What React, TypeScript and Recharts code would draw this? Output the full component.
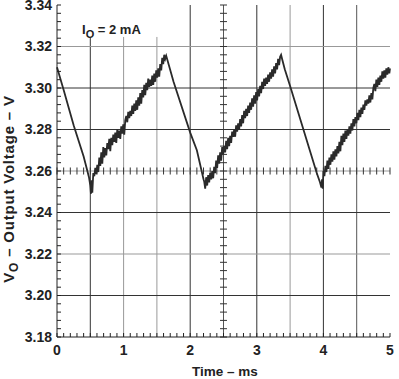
import { LineChart, Line, XAxis, YAxis, ReferenceLine, ReferenceArea } from 'recharts';

// trace pieces, [time ms, volts]
const fall1: [number, number][] = [
  [0, 3.31], [0.1, 3.299], [0.25, 3.282], [0.4, 3.267], [0.48, 3.257], [0.5, 3.253],
];
const rise1: [number, number][] = [
  [0.51, 3.249], [0.52, 3.2555], [0.53, 3.2495], [0.545, 3.259], [0.56, 3.2575], [0.575, 3.2615],
  [0.59, 3.2585], [0.605, 3.263], [0.62, 3.2595], [0.635, 3.2665], [0.65, 3.2625], [0.665, 3.269],
  [0.68, 3.2635], [0.695, 3.2715], [0.71, 3.2665], [0.725, 3.271], [0.74, 3.2675], [0.755, 3.2735],
  [0.77, 3.2705], [0.785, 3.2755], [0.8, 3.2695], [0.815, 3.276], [0.83, 3.2725], [0.845, 3.2775],
  [0.86, 3.274], [0.875, 3.2785], [0.89, 3.2735], [0.905, 3.28], [0.92, 3.276], [0.935, 3.2795],
  [0.95, 3.2755], [0.965, 3.2815], [0.98, 3.278], [0.995, 3.2825], [1.01, 3.2775], [1.025, 3.2845],
  [1.04, 3.2865], [1.055, 3.2835], [1.07, 3.2885], [1.085, 3.2855], [1.1, 3.289], [1.115, 3.2865],
  [1.13, 3.2915], [1.145, 3.2875], [1.16, 3.2925], [1.175, 3.289], [1.19, 3.294], [1.205, 3.2895],
  [1.22, 3.2955], [1.235, 3.2915], [1.25, 3.2975], [1.265, 3.2925], [1.28, 3.299], [1.295, 3.2955],
  [1.31, 3.3015], [1.325, 3.2965], [1.34, 3.3025], [1.355, 3.299], [1.37, 3.3045], [1.385, 3.3005],
  [1.4, 3.304], [1.415, 3.301], [1.43, 3.306], [1.445, 3.3015], [1.46, 3.307], [1.475, 3.303],
  [1.49, 3.3085], [1.505, 3.305], [1.52, 3.3095], [1.535, 3.3055], [1.55, 3.3115], [1.565, 3.3085],
  [1.58, 3.3145], [1.595, 3.3115], [1.61, 3.316], [1.625, 3.314], [1.64, 3.3155],
];
const fall2: [number, number][] = [
  [1.68, 3.311], [1.75, 3.303], [2.0, 3.2785], [2.1, 3.27], [2.2, 3.256],
];
const rise2: [number, number][] = [
  [2.21, 3.255], [2.225, 3.2515], [2.24, 3.257], [2.255, 3.253], [2.27, 3.258], [2.285, 3.2545],
  [2.3, 3.259], [2.315, 3.256], [2.33, 3.26], [2.345, 3.2565], [2.36, 3.262], [2.375, 3.259],
  [2.39, 3.265], [2.405, 3.2615], [2.42, 3.2675], [2.435, 3.2635], [2.45, 3.269], [2.465, 3.265],
  [2.48, 3.2715], [2.495, 3.268], [2.51, 3.272], [2.525, 3.269], [2.54, 3.2745], [2.555, 3.2705],
  [2.57, 3.276], [2.585, 3.272], [2.6, 3.277], [2.615, 3.2735], [2.63, 3.279], [2.645, 3.2765],
  [2.66, 3.28], [2.675, 3.2765], [2.69, 3.282], [2.705, 3.279], [2.72, 3.283], [2.735, 3.28],
  [2.75, 3.285], [2.765, 3.2815], [2.78, 3.287], [2.795, 3.283], [2.81, 3.289], [2.825, 3.2855],
  [2.84, 3.29], [2.855, 3.2865], [2.87, 3.2915], [2.885, 3.288], [2.9, 3.293], [2.915, 3.2895],
  [2.93, 3.295], [2.945, 3.291], [2.96, 3.2965], [2.975, 3.2925], [2.99, 3.298], [3.005, 3.294],
  [3.02, 3.2995], [3.035, 3.296], [3.05, 3.301], [3.065, 3.2975], [3.08, 3.303], [3.095, 3.2995],
  [3.11, 3.3045], [3.125, 3.301], [3.14, 3.305], [3.155, 3.302], [3.17, 3.3065], [3.185, 3.303],
  [3.2, 3.3075], [3.215, 3.3045], [3.23, 3.309], [3.245, 3.3055], [3.26, 3.3105], [3.275, 3.307],
  [3.29, 3.312], [3.305, 3.309], [3.32, 3.314], [3.335, 3.311], [3.35, 3.315], [3.365, 3.316],
  [3.38, 3.314],
];
const fall3: [number, number][] = [
  [3.42, 3.309], [3.5, 3.301], [3.8, 3.2695], [3.9, 3.259], [3.95, 3.2545], [3.97, 3.252],
];
const rise3: [number, number][] = [
  [3.98, 3.256], [3.99, 3.2515], [4.0, 3.26], [4.015, 3.2575], [4.03, 3.2625], [4.045, 3.2595],
  [4.06, 3.265], [4.075, 3.261], [4.09, 3.2665], [4.105, 3.263], [4.12, 3.268], [4.135, 3.2645],
  [4.15, 3.2695], [4.165, 3.2655], [4.18, 3.2705], [4.195, 3.267], [4.21, 3.272], [4.225, 3.2685],
  [4.24, 3.274], [4.255, 3.2695], [4.27, 3.277], [4.285, 3.2725], [4.3, 3.278], [4.315, 3.274],
  [4.33, 3.2795], [4.345, 3.2755], [4.36, 3.28], [4.375, 3.277], [4.39, 3.2815], [4.405, 3.278],
  [4.42, 3.283], [4.435, 3.2795], [4.45, 3.285], [4.465, 3.2815], [4.48, 3.286], [4.495, 3.283],
  [4.51, 3.288], [4.525, 3.2845], [4.54, 3.2895], [4.555, 3.286], [4.57, 3.2905], [4.585, 3.2875],
  [4.6, 3.292], [4.615, 3.2895], [4.63, 3.294], [4.645, 3.2915], [4.66, 3.2945], [4.675, 3.2925],
  [4.69, 3.2965], [4.705, 3.293], [4.72, 3.2975], [4.735, 3.2945], [4.75, 3.3], [4.765, 3.302],
  [4.78, 3.2985], [4.795, 3.304], [4.81, 3.3005], [4.825, 3.305], [4.84, 3.3015], [4.855, 3.306],
  [4.87, 3.303], [4.885, 3.308], [4.9, 3.3045], [4.915, 3.3085], [4.93, 3.305], [4.945, 3.3095],
  [4.96, 3.3065], [4.975, 3.31], [4.99, 3.307], [5.0, 3.3095],
];

const xTicks = [0, 1, 2, 3, 4, 5];
const yTicks = [3.18, 3.2, 3.22, 3.24, 3.26, 3.28, 3.3, 3.32, 3.34];

// scope-style grid, some lines printed lighter than others
const gridX = [0.5, 1, 1.5, 2, 2.5, 3, 3.5, 4, 4.5];
const gridXColor = ['#333', '#999', '#999', '#333', '#555', '#333', '#999', '#333', '#555'];
const gridXTop = [3.3246, 3.3246, 3.3246, 3.34, 3.34, 3.34, 3.34, 3.34, 3.34];
const gridY = [3.2, 3.22, 3.24, 3.26, 3.28, 3.3, 3.32];
const gridYColor = ['#333', '#999', '#333', '#999', '#333', '#333', '#999'];

const minorX = Array.from({ length: 51 }, (_, i) => Math.round(i) / 10);
const minorY = Array.from({ length: 41 }, (_, i) => Math.round((3.18 + i * 0.004) * 1000) / 1000);

const data = [...fall1, ...rise1, ...fall2, ...rise2, ...fall3, ...rise3].map(([t, v]) => ({ t, v }));

const font = '"Liberation Sans", Arial, sans-serif';
const tickStyle = { fontSize: 14, fontWeight: 700, fill: '#222', fontFamily: font };

const isMajorY = (v: number) => yTicks.some((m) => Math.abs(m - v) < 1e-6);
const isMajorX = (v: number) => xTicks.some((m) => Math.abs(m - v) < 1e-6);

function YTitle() {
  return (
    <text x={14} y={189} transform="rotate(-90 14 189)" textAnchor="middle"
      style={{ fontSize: 15, fontWeight: 700, fill: '#222', fontFamily: font, letterSpacing: 0.8 }}>
      V<tspan dy={4} fontSize={12}>O</tspan><tspan dy={-4}> – Output Voltage – V</tspan>
    </text>
  );
}

function XTitle() {
  return (
    <text x={225} y={376} textAnchor="middle"
      style={{ fontSize: 13.5, fontWeight: 700, fill: '#222', fontFamily: font }}>
      Time – ms
    </text>
  );
}

export default function App() {
  return (
    <div style={{ position: 'absolute', left: 0, top: 0, width: 399, height: 379, background: '#fff' }}>
      <LineChart width={399} height={379} data={data} margin={{ top: 5, right: 9, left: 0, bottom: 0 }}>
        <XAxis dataKey="t" type="number" domain={[0, 5]} ticks={minorX} interval={0}
          tickSize={-4} tickMargin={12} height={42} stroke="#222"
          tick={tickStyle} tickFormatter={(v: number) => (isMajorX(v) ? String(v) : '')}
          label={{ content: () => <XTitle /> }} />
        <XAxis xAxisId="top" orientation="top" type="number" domain={[0, 5]} ticks={minorX}
          interval={0} tickSize={-4} height={0} stroke="#222" tickFormatter={() => ''} />
        <YAxis type="number" domain={[3.18, 3.34]} ticks={minorY} interval={0} width={57}
          tickSize={-4} tickMargin={9} stroke="#222" tick={tickStyle}
          tickFormatter={(v: number) => (isMajorY(v) ? v.toFixed(2) : '')}
          label={{ content: () => <YTitle /> }} />
        <YAxis yAxisId="right" orientation="right" type="number" domain={[3.18, 3.34]} ticks={minorY}
          interval={0} width={0} tickSize={-4} stroke="#222" tickFormatter={() => ''} />

        {gridX.map((x, i) => (
          <ReferenceLine key={`gx${x}`} segment={[{ x, y: 3.18 }, { x, y: gridXTop[i] }]}
            stroke={gridXColor[i]} strokeWidth={1} />
        ))}
        {gridY.map((y, i) => (
          <ReferenceLine key={`gy${y}`} y={y} stroke={gridYColor[i]} strokeWidth={1} />
        ))}
        {minorX.map((x) => (
          <ReferenceLine key={`cx${x}`} segment={[{ x, y: 3.2583 }, { x, y: 3.2617 }]}
            stroke="#333" strokeWidth={1} />
        ))}
        {minorY.map((y) => (
          <ReferenceLine key={`cy${y}`} segment={[{ x: 2.4475, y }, { x: 2.5525, y }]}
            stroke="#333" strokeWidth={1} />
        ))}
        <ReferenceArea x1={0.08} x2={1.94} y1={3.3248} y2={3.3384} fill="#fff" fillOpacity={1}
          stroke="none" />

        <Line dataKey="v" type="linear" stroke="#2a2a2a" strokeWidth={1.8} dot={false}
          isAnimationActive={false} />
      </LineChart>
      <div style={{ position: 'absolute', zIndex: 6, left: 82, top: 24, fontFamily: font, fontWeight: 700,
        fontSize: 13, lineHeight: '12px', color: '#222', whiteSpace: 'nowrap' }}>
        I<span style={{ fontSize: 11, position: 'relative', top: 4 }}>O</span> = 2 mA
      </div>
    </div>
  );
}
※
> Given task: Restate each line from the start of the listing through the line bearing "YAxis, ReferenceLine, ReferenceArea" word for word. Drop the pictures.

> Result for this task:
What React, TypeScript and Recharts code would draw this? Output the full component.
import { LineChart, Line, XAxis, YAxis, ReferenceLine, ReferenceArea } from 'recharts';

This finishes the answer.